**WHAT NEEDS TO BE DONE:**
Restate the listing that follows word for word, without its pictures.

**DATA SEGMENT:**
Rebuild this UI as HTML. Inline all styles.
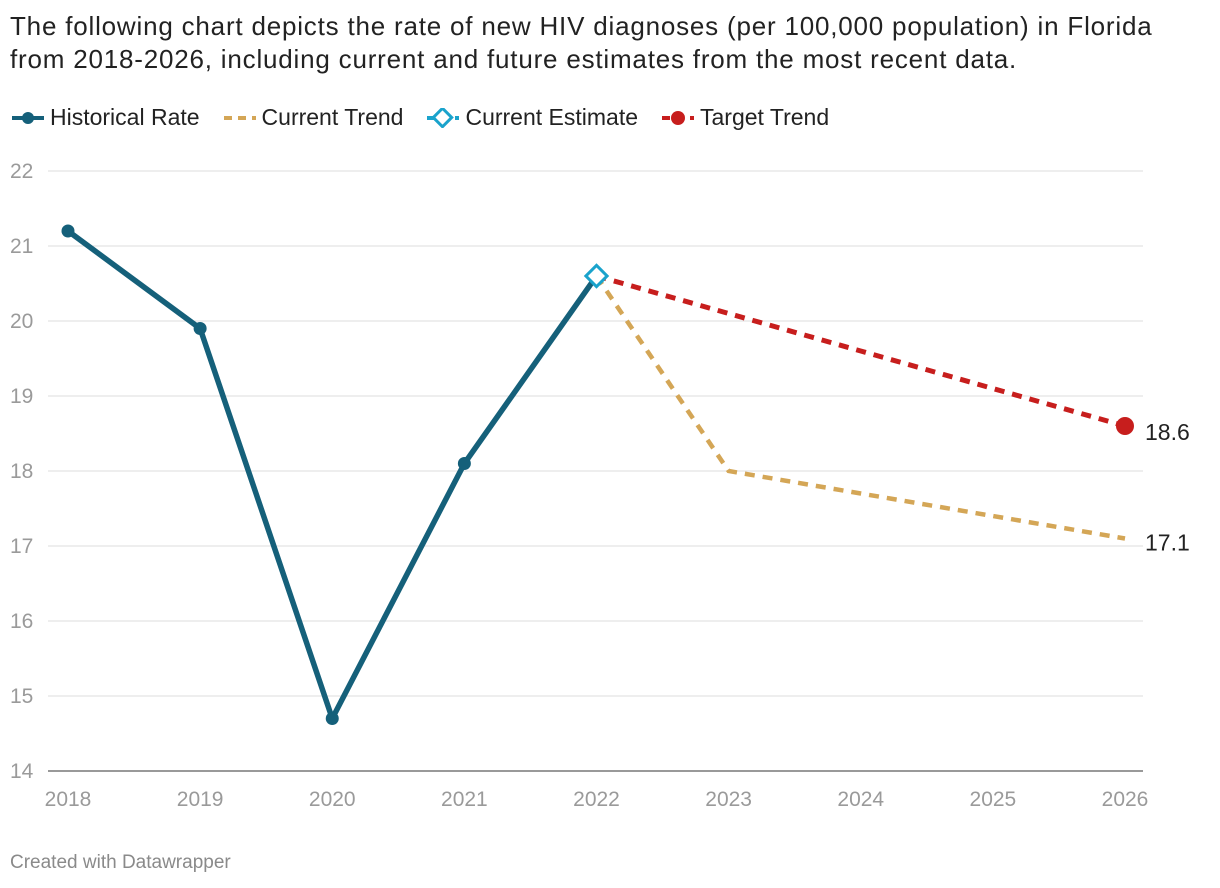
<!DOCTYPE html>
<html><head><meta charset="utf-8"><style>
body{margin:0;background:#fff;font-family:"Liberation Sans",Roboto,sans-serif;}
#wrap{position:relative;width:1220px;height:888px;overflow:hidden}
.title{position:absolute;left:10px;top:10px;font-size:26px;letter-spacing:0.8px;line-height:33px;color:#222;width:1210px;white-space:nowrap}
.legend{position:absolute;left:10px;top:104px;font-size:23px;color:#222;display:flex;gap:0}
.li{display:flex;align-items:center;margin-right:22px}
.li svg{margin-right:4px}
.foot{position:absolute;left:10px;top:852px;font-size:19px;color:#8a8a8a}
</style></head><body><div id="wrap">
<div class="title">The following chart depicts the rate of new HIV diagnoses (per 100,000 population) in Florida<br>from 2018-2026, including current and future estimates from the most recent data.</div>
<div class="legend">
<div class="li"><svg width="36" height="20"><line x1="2" y1="10" x2="34" y2="10" stroke="#15607a" stroke-width="4"/><circle cx="18" cy="10" r="6" fill="#15607a"/></svg>Historical Rate</div>
<div class="li"><svg width="36" height="20"><line x1="2" y1="10" x2="34" y2="10" stroke="#d4a656" stroke-width="4" stroke-dasharray="8,6"/></svg>Current Trend</div>
<div class="li"><svg width="36" height="20"><line x1="2" y1="10" x2="34" y2="10" stroke="#1aa3cc" stroke-width="4" stroke-dasharray="8,6"/><rect x="11" y="3" width="13" height="13" transform="rotate(45 17.5 9.5)" fill="#fff" stroke="#1aa3cc" stroke-width="3"/></svg>Current Estimate</div>
<div class="li"><svg width="36" height="20"><line x1="2" y1="10" x2="34" y2="10" stroke="#c71e1d" stroke-width="4" stroke-dasharray="8,6"/><circle cx="18" cy="10" r="7" fill="#c71e1d"/></svg>Target Trend</div>
</div>
<svg id="plot" width="1220" height="888" style="position:absolute;left:0;top:0"></svg>
<div class="foot">Created with Datawrapper</div>
</div>
<script>
const years=[2018,2019,2020,2021,2022,2023,2024,2025,2026];
const histYears=[2018,2019,2020,2021,2022];
const histVals=[21.2,19.9,14.7,18.1,20.6];
const curYears=[2022,2023,2024,2025,2026];
const curVals=[20.6,18.0,17.7,17.4,17.1];
const tgtYears=[2022,2023,2024,2025,2026];
const tgtVals=[20.6,20.1,19.6,19.1,18.6];
const yTicks=[14,15,16,17,18,19,20,21,22];
const estYear=2022, estVal=20.6;
const NS="http://www.w3.org/2000/svg",svg=document.getElementById('plot');
const x=v=>68+(v-2018)*(1125-68)/8, y=v=>771-(v-14)*75;
function mk(t,a,p){const e=document.createElementNS(NS,t);for(const k in a)e.setAttribute(k,a[k]);(p||svg).appendChild(e);return e;}
yTicks.forEach(t=>{
 const l=mk('line',{x1:48,x2:1143,y1:y(t),y2:y(t),stroke:t==14?'#333':'#dcdcdc','stroke-width':1});
 
 
 const tx=mk('text',{x:10,y:y(t)+7,'font-size':21,fill:'#9a9a9a','font-family':'Liberation Sans,sans-serif'});tx.textContent=t;
 
 
});
years.forEach(yr=>{
 const tx=mk('text',{x:x(yr),y:806,'font-size':21,fill:'#9a9a9a','text-anchor':'middle','font-family':'Liberation Sans,sans-serif'});tx.textContent=yr;
 
 
});
function path(xs,vs){return xs.map((a,i)=>(i?'L':'M')+x(a)+','+y(vs[i])).join(' ');}
const cp=mk('path',{d:path(curYears,curVals),fill:'none',stroke:'#d4a656','stroke-width':4.5,'stroke-dasharray':'10,8'});


const tp=mk('path',{d:path(tgtYears,tgtVals),fill:'none',stroke:'#c71e1d','stroke-width':5,'stroke-dasharray':'10,8'});


const hp=mk('path',{d:path(histYears,histVals),fill:'none',stroke:'#15607a','stroke-width':5.5,'stroke-linejoin':'round'});


histYears.slice(0,4).forEach((yr,i)=>{
 const c=mk('circle',{cx:x(yr),cy:y(histVals[i]),r:6.5,fill:'#15607a'});
 
 
});
const r=mk('rect',{x:x(estYear)-7.5,y:y(estVal)-7.5,width:15,height:15,fill:'#fff',stroke:'#1aa3cc','stroke-width':3,transform:`rotate(45 ${x(estYear)} ${y(estVal)})`});


const li=tgtYears.length-1;
const tc=mk('circle',{cx:x(tgtYears[li]),cy:y(tgtVals[li]),r:9,fill:'#c71e1d'});


const l1=mk('text',{x:x(tgtYears[li])+20,y:y(tgtVals[li])+14,'font-size':23,fill:'#222','font-family':'Liberation Sans,sans-serif'});l1.textContent=tgtVals[li];


const ci=curYears.length-1;
const l2=mk('text',{x:x(curYears[ci])+20,y:y(curVals[ci])+12,'font-size':23,fill:'#222','font-family':'Liberation Sans,sans-serif'});l2.textContent=curVals[ci];


</script></body></html>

**ANSWER BELOW:**
Rebuild this UI as HTML. Inline all styles.
<!DOCTYPE html>
<html><head><meta charset="utf-8"><style>
body{margin:0;background:#fff;font-family:"Liberation Sans",Roboto,sans-serif;}
#wrap{position:relative;width:1220px;height:888px;overflow:hidden}
.title{position:absolute;left:10px;top:10px;font-size:26px;letter-spacing:0.8px;line-height:33px;color:#222;width:1210px;white-space:nowrap}
.legend{position:absolute;left:10px;top:104px;font-size:23px;color:#222;display:flex;gap:0}
.li{display:flex;align-items:center;margin-right:22px}
.li svg{margin-right:4px}
.foot{position:absolute;left:10px;top:852px;font-size:19px;color:#8a8a8a}
</style></head><body><div id="wrap">
<div class="title">The following chart depicts the rate of new HIV diagnoses (per 100,000 population) in Florida<br>from 2018-2026, including current and future estimates from the most recent data.</div>
<div class="legend">
<div class="li"><svg width="36" height="20"><line x1="2" y1="10" x2="34" y2="10" stroke="#15607a" stroke-width="4"/><circle cx="18" cy="10" r="6" fill="#15607a"/></svg>Historical Rate</div>
<div class="li"><svg width="36" height="20"><line x1="2" y1="10" x2="34" y2="10" stroke="#d4a656" stroke-width="4" stroke-dasharray="8,6"/></svg>Current Trend</div>
<div class="li"><svg width="36" height="20"><line x1="2" y1="10" x2="34" y2="10" stroke="#1aa3cc" stroke-width="4" stroke-dasharray="8,6"/><rect x="11" y="3" width="13" height="13" transform="rotate(45 17.5 9.5)" fill="#fff" stroke="#1aa3cc" stroke-width="3"/></svg>Current Estimate</div>
<div class="li"><svg width="36" height="20"><line x1="2" y1="10" x2="34" y2="10" stroke="#c71e1d" stroke-width="4" stroke-dasharray="8,6"/><circle cx="18" cy="10" r="7" fill="#c71e1d"/></svg>Target Trend</div>
</div>
<svg id="plot" width="1220" height="888" style="position:absolute;left:0;top:0"></svg>
<div class="foot">Created with Datawrapper</div>
</div>
<script>
const years=[2018,2019,2020,2021,2022,2023,2024,2025,2026];
const histYears=[2018,2019,2020,2021,2022];
const histVals=[21.2,19.9,14.7,18.1,20.6];
const curYears=[2022,2023,2024,2025,2026];
const curVals=[20.6,18.0,17.7,17.4,17.1];
const tgtYears=[2022,2023,2024,2025,2026];
const tgtVals=[20.6,20.1,19.6,19.1,18.6];
const yTicks=[14,15,16,17,18,19,20,21,22];
const estYear=2022, estVal=20.6;
const NS="http://www.w3.org/2000/svg",svg=document.getElementById('plot');
const x=v=>68+(v-2018)*(1125-68)/8, y=v=>771-(v-14)*75;
function mk(t,a,p){const e=document.createElementNS(NS,t);for(const k in a)e.setAttribute(k,a[k]);(p||svg).appendChild(e);return e;}
yTicks.forEach(t=>{
 const l=mk('line',{x1:48,x2:1143,y1:y(t),y2:y(t),stroke:t==14?'#333':'#dcdcdc','stroke-width':1});
 
 
 const tx=mk('text',{x:10,y:y(t)+7,'font-size':21,fill:'#9a9a9a','font-family':'Liberation Sans,sans-serif'});tx.textContent=t;
 
 
});
years.forEach(yr=>{
 const tx=mk('text',{x:x(yr),y:806,'font-size':21,fill:'#9a9a9a','text-anchor':'middle','font-family':'Liberation Sans,sans-serif'});tx.textContent=yr;
 
 
});
function path(xs,vs){return xs.map((a,i)=>(i?'L':'M')+x(a)+','+y(vs[i])).join(' ');}
const cp=mk('path',{d:path(curYears,curVals),fill:'none',stroke:'#d4a656','stroke-width':4.5,'stroke-dasharray':'10,8'});


const tp=mk('path',{d:path(tgtYears,tgtVals),fill:'none',stroke:'#c71e1d','stroke-width':5,'stroke-dasharray':'10,8'});


const hp=mk('path',{d:path(histYears,histVals),fill:'none',stroke:'#15607a','stroke-width':5.5,'stroke-linejoin':'round'});


histYears.slice(0,4).forEach((yr,i)=>{
 const c=mk('circle',{cx:x(yr),cy:y(histVals[i]),r:6.5,fill:'#15607a'});
 
 
});
const r=mk('rect',{x:x(estYear)-7.5,y:y(estVal)-7.5,width:15,height:15,fill:'#fff',stroke:'#1aa3cc','stroke-width':3,transform:`rotate(45 ${x(estYear)} ${y(estVal)})`});


const li=tgtYears.length-1;
const tc=mk('circle',{cx:x(tgtYears[li]),cy:y(tgtVals[li]),r:9,fill:'#c71e1d'});


const l1=mk('text',{x:x(tgtYears[li])+20,y:y(tgtVals[li])+14,'font-size':23,fill:'#222','font-family':'Liberation Sans,sans-serif'});l1.textContent=tgtVals[li];


const ci=curYears.length-1;
const l2=mk('text',{x:x(curYears[ci])+20,y:y(curVals[ci])+12,'font-size':23,fill:'#222','font-family':'Liberation Sans,sans-serif'});l2.textContent=curVals[ci];


</script></body></html>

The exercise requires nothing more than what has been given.